Aziliz Le Corre est philosophe de formation et tout son livre garde la profondeur de ses études. En s’appuyant sur la mythologie antique, sur la Bible et sur toute la culture philosophique occidentale, la journaliste montre comment notre époque subit une « inversion des valeurs » et que « tout l’Occident est victime de ce déclin ».
Soumission aux diktats consuméristes
L’auteur commence par analyser tout ce qui, aujourd’hui, freine voire empêche ces naissances. Toutes les dérives ou idéologies postmodernes sont passées au crible et expliquent ce non-désir ou plutôt cette non-volonté d’enfanter : néo-malthusianisme, société de consommation, société narcissique, société instable, néo-féminisme : tout est fait pour dégoûter les couples de devenir parents. Se servant de prétextes dans l’air du temps comme celui de l’écologie, de la lutte anti-patriarcale ou encore au nom du sacro-saint épanouissement personnel, l’homme et la femme ne veulent plus avoir d’enfants, se condamnant ainsi à ne plus être : « Les No Kids nient l’humanité en ne la faisant pas advenir. Mais, pire encore, ils la déconstruisent en désavouant ce qui la fonde : l’altérité homme-femme, la famille comme entité naturelle dans laquelle l’enfant est l’aboutissement de l’amour conjugal. » Elle montre ainsi comment, loin de s’affranchir de « l’injonction hétéronormée » à avoir des enfants, voire d’une « logique culturelle hétéronormative », les femmes et les hommes se soumettent aux nouveaux diktats d’une société consumériste avides d’avoir plutôt que d’être.
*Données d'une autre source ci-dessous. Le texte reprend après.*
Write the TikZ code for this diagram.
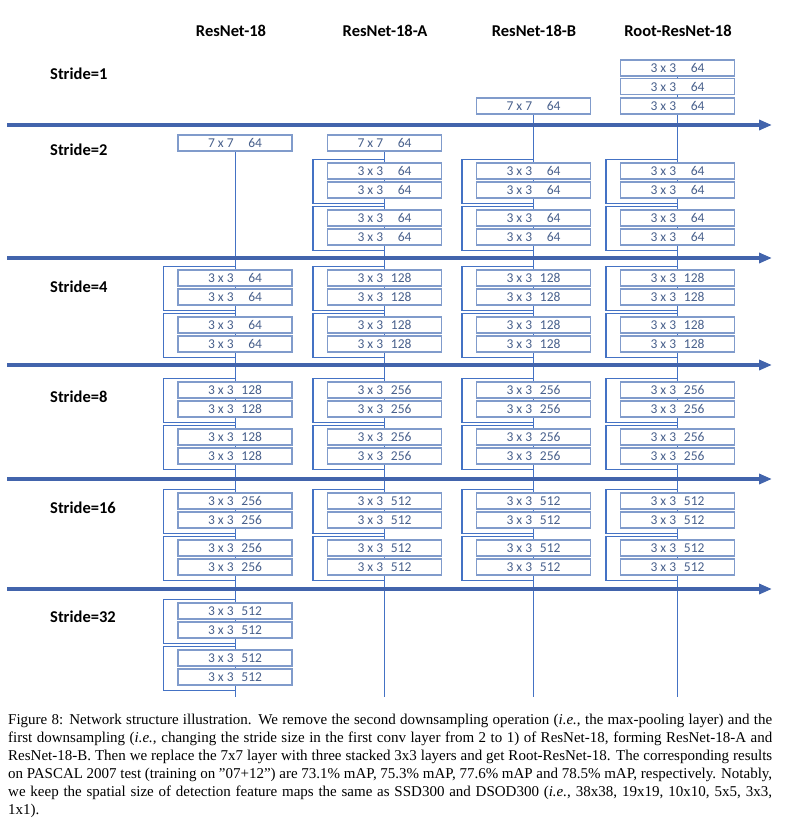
\documentclass[tikz,border=0pt]{standalone}
\usepackage{fontspec}
\setmainfont{Liberation Serif}
\newfontfamily\calibri{Carlito}
\usetikzlibrary{arrows.meta,backgrounds}
\definecolor{arrowblue}{RGB}{66,100,172}
\definecolor{lineblue}{RGB}{68,114,196}
\definecolor{boxblue}{RGB}{128,155,203}
\definecolor{textblue}{RGB}{72,96,140}
\newcommand\lay[2]{\makebox[54pt]{#1\hfill #2}}
\newcommand\resblock[4]{%
  \node[layer] (#1a) at (#2,#3+11) {\lay{3 x 3}{#4}};
  \node[layer] (#1b) at (#2,#3+30) {\lay{3 x 3}{#4}};
  \draw[skip] ([yshift=3pt]#1a.north) -| ([xshift=-14pt,yshift=-5pt]#1b.south west) -- ([yshift=-5pt]#1b.south);
}
\begin{document}
\begin{tikzpicture}[x=1pt,y=-1pt,
  layer/.style={draw=boxblue, line width=1.1pt, fill=white, minimum width=114pt, minimum height=16pt, inner sep=0pt, font=\calibri\fontsize{13.5}{14}\selectfont, text=textblue},
  head/.style={font=\calibri\bfseries\fontsize{16.5}{18}\selectfont},
  stridelbl/.style={head, anchor=west, inner sep=0pt},
  flow/.style={line width=3.5pt, draw=arrowblue, -{Triangle[length=13pt,width=10pt]}},
  trunk/.style={draw=lineblue, line width=1pt},
  skip/.style={draw=lineblue, line width=1.2pt}]
\useasboundingbox (0,0) rectangle (789,821);

% headers
\node[head] (h1) at (231,31) {ResNet-18};
\node[head] (h2) at (385,31) {ResNet-18-A};
\node[head] (h3) at (534,31) {ResNet-18-B};
\node[head] (h4) at (678,31) {Root-ResNet-18};

% stride labels
\node[stridelbl] (s1) at (50,74) {Stride=1};
\node[stridelbl] (s2) at (50,150) {Stride=2};
\node[stridelbl] (s4) at (50,287) {Stride=4};
\node[stridelbl] (s8) at (50,397) {Stride=8};
\node[stridelbl] (s16) at (50,508) {Stride=16};
\node[stridelbl] (s32) at (50,617) {Stride=32};

% horizontal stride arrows
\foreach \i/\yy in {1/125,2/258,3/365,4/479,5/589}{
  \coordinate (f\i s) at (7,\yy);
  \coordinate (f\i e) at (772,\yy);
  \draw[flow] (f\i s) -- (f\i e);
}

% top layers
\node[layer] (r7) at (235,143) {\lay{7 x 7}{64}};
\node[layer] (a7) at (384.5,143) {\lay{7 x 7}{64}};
\node[layer] (b7) at (533.5,106) {\lay{7 x 7}{64}};
\node[layer] (t1) at (677.5,68) {\lay{3 x 3}{64}};
\node[layer] (t2) at (677.5,86.5) {\lay{3 x 3}{64}};
\node[layer] (t3) at (677.5,106) {\lay{3 x 3}{64}};

% stride 2
\resblock{aA}{384.5}{160}{64}
\resblock{aB}{384.5}{207}{64}
\resblock{bA}{533.5}{160}{64}
\resblock{bB}{533.5}{207}{64}
\resblock{cA}{677.5}{160}{64}
\resblock{cB}{677.5}{207}{64}
% stride 4
\resblock{rC}{235}{267}{64}
\resblock{rD}{235}{314}{64}
\resblock{aC}{384.5}{267}{128}
\resblock{aD}{384.5}{314}{128}
\resblock{bC}{533.5}{267}{128}
\resblock{bD}{533.5}{314}{128}
\resblock{cC}{677.5}{267}{128}
\resblock{cD}{677.5}{314}{128}
% stride 8
\resblock{rE}{235}{379}{128}
\resblock{rF}{235}{426}{128}
\resblock{aE}{384.5}{379}{256}
\resblock{aF}{384.5}{426}{256}
\resblock{bE}{533.5}{379}{256}
\resblock{bF}{533.5}{426}{256}
\resblock{cE}{677.5}{379}{256}
\resblock{cF}{677.5}{426}{256}
% stride 16
\resblock{rG}{235}{490}{256}
\resblock{rH}{235}{537}{256}
\resblock{aG}{384.5}{490}{512}
\resblock{aH}{384.5}{537}{512}
\resblock{bG}{533.5}{490}{512}
\resblock{bH}{533.5}{537}{512}
\resblock{cG}{677.5}{490}{512}
\resblock{cH}{677.5}{537}{512}
% stride 32
\resblock{rI}{235}{600}{512}
\resblock{rJ}{235}{647}{512}

% trunks
\coordinate (rend) at (235,697);
\coordinate (aend) at (384.5,697);
\coordinate (bend) at (533.5,697);
\coordinate (cend) at (677.5,697);
\begin{pgfonlayer}{background}
\draw[trunk] (r7) -- (rend);
\draw[trunk] (a7) -- (aend);
\draw[trunk] (b7) -- (bend);
\draw[trunk] (t1) -- (cend);
\end{pgfonlayer}

% caption
\node[anchor=north west, inner sep=0pt, text width=764pt, align=justify, font=\fontsize{15}{18}\selectfont] (cap) at (8,714) {Figure 8: Network structure illustration. We remove the second downsampling operation (\textit{i.e.}, the max-pooling layer) and the first downsampling (\textit{i.e.}, changing the stride size in the first conv layer from 2 to 1) of ResNet-18, forming ResNet-18-A and ResNet-18-B. Then we replace the 7x7 layer with three stacked 3x3 layers and get Root-ResNet-18. The corresponding results on PASCAL 2007 test (training on ''07+12'') are 73.1\% mAP, 75.3\% mAP, 77.6\% mAP and 78.5\% mAP, respectively. Notably, we keep the spatial size of detection feature maps the same as SSD300 and DSOD300 (\textit{i.e.}, 38x38, 19x19, 10x10, 5x5, 3x3,\linebreak 1x1).};
\end{tikzpicture}
\end{document}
Poursuivant un tonneau des Danaïdes de désirs matériels, les couples qui se font et se défont trouvent « une manière de revêtir des apparats de la vertu le refus de devenir père ou mère ».
Pourtant, Aziliz Le Corre démontre comment, loin de ne concerner que les individus, ce refus d’enfanter met en danger toute la société : la vie de famille est le premier apprentissage de la vie en communauté, elle enseigne comment construire la « maison commune ». Ainsi, comme le dit l’auteur de ce plaidoyer pour l’enfant : « Anthropologiquement, la cellule familiale est la matrice de notre civilisation. » C’est un serpent qui se mord la queue. S’il n’y a plus de commun, il n’y a plus rien à construire ni rien à transmettre. En effet, quand « le collectif a disparu et [que] des individus errent au gré de la consommation ou de leurs intérêts personnels », comment avoir un enfant, qui exige abnégation, sacrifice, responsabilité et oubli de ce soi ? Et surtout, à quoi bon ? « Que peut-on transmettre en tant que parents à ce nouvel être si nous n’avons plus d’héritage commun ? » Aziliz Le Corre déplore cette société qui ne veut plus jouer le jeu du « bien commun » mais qui, en courant derrière le bien particulier, finit par se nier et se condamner à s’autodétruire. Ainsi, ce livre est celui d’une jeune mère qui cherche à montrer que « la maternité n’est pas une aliénation », qu’être parent, biologiquement, spirituellement ou d’adoption, est à la fois un bien commun, une loi naturelle, un grand bonheur et surtout essentiel à l’humanité.
Ce livre est un plaidoyer vibrant, philosophique et sociologique pour les femmes, pour les hommes, pour les mères, pour les pères et pour ceux qui, enfants aujourd’hui, le seront demain s’« ils ne rest[ent] pas au seuil de leurs existences ».